Let me describe a bit more what innovation is.
People think innovation is a brand new shiny thing that scientists invented in the lab. It's not. Innovation just means you make something happen—a new process, a new product—and you put it on the market. For most of our sawmills, innovation is in the form of a new grade, a new product of construction that they do differently and they penetrate a new market. It's not a new, fancy molecule that you create. It's simply, “Oh, I got this. I can do that differently, and I can penetrate that market.”
What does it mean? Very practically, it means there's a new market. What are the specs for that new market? What are the norms? Do I understand them? Can I make them? What are the machines I need to have? Then I make or buy the equipment, and then I go there.

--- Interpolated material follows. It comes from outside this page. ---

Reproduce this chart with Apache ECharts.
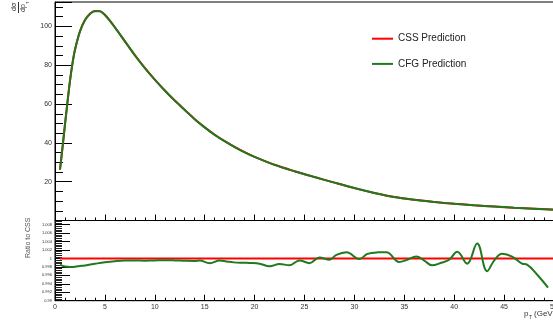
<!DOCTYPE html>
<html>
<head>
<meta charset="utf-8">
<script src="https://cdn.jsdelivr.net/npm/echarts@6/dist/echarts.min.js"></script>
<style>
  html, body { margin: 0; padding: 0; background: #fff; }
  #chart { width: 553px; height: 328px; }
</style>
</head>
<body>
<div id="chart"></div>
<script>
// pT grid (GeV) for the spectrum
const ptPoints = [0.5, 0.75, 1, 1.25, 1.5, 1.75, 2, 2.5, 3, 3.5, 4, 4.5, 5, 5.5, 6, 7, 8, 9, 10, 11, 12, 13, 14, 15, 16, 17, 18, 19, 20, 22, 24, 26, 28, 30, 32, 34, 36, 38, 40, 42, 44, 46, 48, 50];
// dσ/dpT from the CSS prediction
const cssValues = [26.2, 37.5, 49.5, 61.0, 72.0, 81.0, 88.0, 97.5, 103.3, 106.6, 108.0, 107.9, 106.0, 103.0, 99.6, 92.4, 85.2, 78.6, 72.6, 67.0, 61.8, 57.0, 52.2, 48.0, 44.2, 40.9, 37.9, 35.2, 32.8, 28.7, 25.4, 22.4, 19.5, 16.7, 14.2, 12.1, 10.7, 9.6, 8.6, 7.85, 7.2, 6.6, 6.1, 5.6];
// dσ/dpT from the CFG prediction
const cfgValues = [26.16, 37.43, 49.41, 60.9, 71.86, 80.84, 87.84, 97.33, 103.14, 106.46, 107.87, 107.8, 105.9, 102.92, 99.54, 92.35, 85.16, 78.56, 72.57, 66.97, 61.77, 56.97, 52.17, 47.98, 44.16, 40.87, 37.86, 35.16, 32.76, 28.66, 25.38, 22.38, 19.51, 16.72, 14.22, 12.1, 10.7, 9.59, 8.61, 7.83, 7.21, 6.6, 6.08, 5.56];

// Ratio CFG / CSS
const ratioPt = [0.5, 1.0, 1.5, 2.0, 2.5, 3.0, 3.5, 4.0, 5.0, 6.0, 7.0, 8.0, 9.0, 10.0, 11.0, 12.0, 13.0, 14.0, 14.5, 15.5, 16.5, 17.2, 17.9, 19.0, 19.5, 20.5, 21.5, 22.5, 23.5, 24.5, 25.5, 26.5, 27.5, 28.2, 29.2, 30.5, 31.3, 32.3, 33.2, 34.5, 35.3, 36.2, 37.0, 37.8, 38.7, 39.5, 40.3, 41.3, 42.3, 43.3, 44.0, 44.8, 45.8, 46.8, 47.3, 48.3, 49.4];
const ratioValues = [0.99855, 0.9981, 0.998, 0.99805, 0.9982, 0.99835, 0.99855, 0.99875, 0.9991, 0.99935, 0.9995, 0.99952, 0.99948, 0.99955, 0.9996, 0.99955, 0.99945, 0.9994, 0.9995, 0.9989, 0.99954, 0.9993, 0.99908, 0.99898, 0.99894, 0.99878, 0.99815, 0.9987, 0.9984, 0.99954, 0.9989, 1.00023, 0.9997, 1.00085, 1.00147, 0.99986, 1.0011, 1.00145, 1.00147, 0.99917, 0.9997, 1.00046, 0.9995, 0.99838, 0.999, 0.9997, 1.0016, 0.99878, 1.00355, 0.997, 0.9995, 1.0011, 1.00046, 0.99878, 0.99855, 0.9962, 0.9931];
// CSS reference line in the ratio panel
const cssRatioPt = [0.5, 50];
const cssRatioValues = [1, 1];

const ratioTicks = ['0.99', '0.992', '0.994', '0.996', '0.998', '1', '1.002', '1.004', '1.006', '1.008'];

const zip = (xs, ys) => xs.map((x, i) => [x, ys[i]]);

const RED = '#ff0000';
const GREEN = '#1e7a1e';
const FONT = 'Liberation Sans, Arial, sans-serif';

const chart = echarts.init(document.getElementById('chart'), null, { renderer: 'canvas' });

const xAxisCommon = {
  type: 'value', min: 0, max: 50, interval: 5,
  axisLine: { show: true, lineStyle: { color: '#000', width: 1 } },
  axisTick: { show: true, inside: true, length: 6, lineStyle: { color: '#000' } },
  minorTick: { show: true, splitNumber: 5, length: 3, lineStyle: { color: '#000' } },
  splitLine: { show: false }
};

chart.setOption({
  animation: false,
  backgroundColor: '#fff',
  textStyle: { fontFamily: FONT },
  grid: [
    { left: 55, width: 499, top: 2, height: 218.5, outerBoundsMode: 'none', containLabel: false,
      show: true, borderColor: '#000', borderWidth: 1, backgroundColor: 'transparent' },
    { left: 55, width: 499, top: 220.5, height: 80.2, outerBoundsMode: 'none', containLabel: false,
      show: true, borderColor: '#000', borderWidth: 1, backgroundColor: 'transparent' }
  ],
  legend: {
    orient: 'vertical', left: 367, top: 28.7,
    itemWidth: 21, itemHeight: 2, itemGap: 15.2, icon: 'rect',
    textStyle: { fontSize: 10, color: '#222', fontFamily: FONT },
    data: ['CSS Prediction', 'CFG Prediction']
  },
  xAxis: [
    Object.assign({}, xAxisCommon, { gridIndex: 0, axisLabel: { show: false } }),
    Object.assign({}, xAxisCommon, {
      gridIndex: 1,
      axisLabel: { show: true, fontSize: 7, color: '#333', margin: 3, fontFamily: FONT }
    })
  ],
  yAxis: [
    {
      gridIndex: 0, type: 'value', min: 0, max: 112.6, interval: 20,
      axisLine: { show: true, lineStyle: { color: '#000' } },
      axisTick: { show: true, inside: true, length: 17, lineStyle: { color: '#000' } },
      minorTick: { show: true, splitNumber: 4, length: 8, lineStyle: { color: '#000' } },
      splitLine: { show: false },
      axisLabel: { fontSize: 7, color: '#333', margin: 3, showMinLabel: false, showMaxLabel: false, fontFamily: FONT }
    },
    {
      gridIndex: 1, type: 'value', min: 0.99, max: 1.009, interval: 0.002,
      axisLine: { show: true, lineStyle: { color: '#000' } },
      axisTick: { show: true, inside: true, length: 15, lineStyle: { color: '#000' } },
      minorTick: { show: true, splitNumber: 5, length: 7, lineStyle: { color: '#222' } },
      splitLine: { show: false },
      axisLabel: {
        fontSize: 4, color: '#333', margin: 3, showMaxLabel: false, fontFamily: FONT,
        formatter: v => {
          const k = Math.round((v - 0.99) / 0.002);
          return ratioTicks[k] !== undefined ? ratioTicks[k] : '';
        }
      }
    }
  ],
  series: [
    {
      name: 'CSS Prediction', type: 'line', xAxisIndex: 0, yAxisIndex: 0,
      data: zip(ptPoints, cssValues), smooth: 0.3, showSymbol: false, symbol: 'none',
      lineStyle: { color: RED, width: 2 }, itemStyle: { color: RED }, z: 2
    },
    {
      name: 'CFG Prediction', type: 'line', xAxisIndex: 0, yAxisIndex: 0,
      data: zip(ptPoints, cfgValues), smooth: 0.3, showSymbol: false, symbol: 'none',
      lineStyle: { color: GREEN, width: 2 }, itemStyle: { color: GREEN }, z: 3
    },
    {
      name: 'CSS ratio', type: 'line', xAxisIndex: 1, yAxisIndex: 1,
      data: zip(cssRatioPt, cssRatioValues), showSymbol: false, symbol: 'none',
      lineStyle: { color: RED, width: 2 }, z: 2
    },
    {
      name: 'CFG ratio', type: 'line', xAxisIndex: 1, yAxisIndex: 1,
      data: zip(ratioPt, ratioValues), smooth: 0.4, showSymbol: false, symbol: 'none',
      lineStyle: { color: GREEN, width: 2 }, z: 3
    }
  ],
  graphic: [
    // dσ/dpT axis title, drawn as a rotated fraction
    { type: 'text', rotation: Math.PI / 2, x: 11, y: 11,
      style: { text: 'dσ', font: '7px ' + FONT, fill: '#333' } },
    { type: 'line', shape: { x1: 18.5, y1: 2, x2: 18.5, y2: 13 }, style: { stroke: '#333', lineWidth: 1 } },
    { type: 'text', rotation: Math.PI / 2, x: 20, y: 12,
      style: { text: 'dp', font: '7px ' + FONT, fill: '#333' } },
    { type: 'text', rotation: Math.PI / 2, x: 25.5, y: 4,
      style: { text: 'T', font: '4px ' + FONT, fill: '#333' } },
    // Ratio panel title
    { type: 'text', rotation: Math.PI / 2, x: 25, y: 258,
      style: { text: 'Ratio to CSS', font: '7px ' + FONT, fill: '#555' } },
    // x-axis title pT (GeV)
    { type: 'text', x: 524, y: 310, style: { text: 'p', font: '8px ' + FONT, fill: '#333' } },
    { type: 'text', x: 529, y: 315, style: { text: 'T', font: '5px ' + FONT, fill: '#333' } },
    { type: 'text', x: 534, y: 310, style: { text: '(GeV)', font: '8px ' + FONT, fill: '#333' } }
  ]
});
</script>
</body>
</html>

If you are a small company with one engineer—which is premium in most of the sawmills, by the way, because sometimes you don't even have one engineer on site—it's so difficult. That's the danger. Innovation is helping those companies, the SMEs and even the large companies. You would be surprised to see, in a major pulp mill, that there are one-and-a-half process engineers on site, and you're tapped. Often, I knock on doors saying that I can do this to help them, but there's nobody.
Actually, you were talking about staff. Let me share mine as well. When I got the job, I had 500 scientists across Canada. Today, I have 280. In a few months I'll be down to 200 because there's no money, no receiving end. Where do we go? I think we're the canary in the coal mine.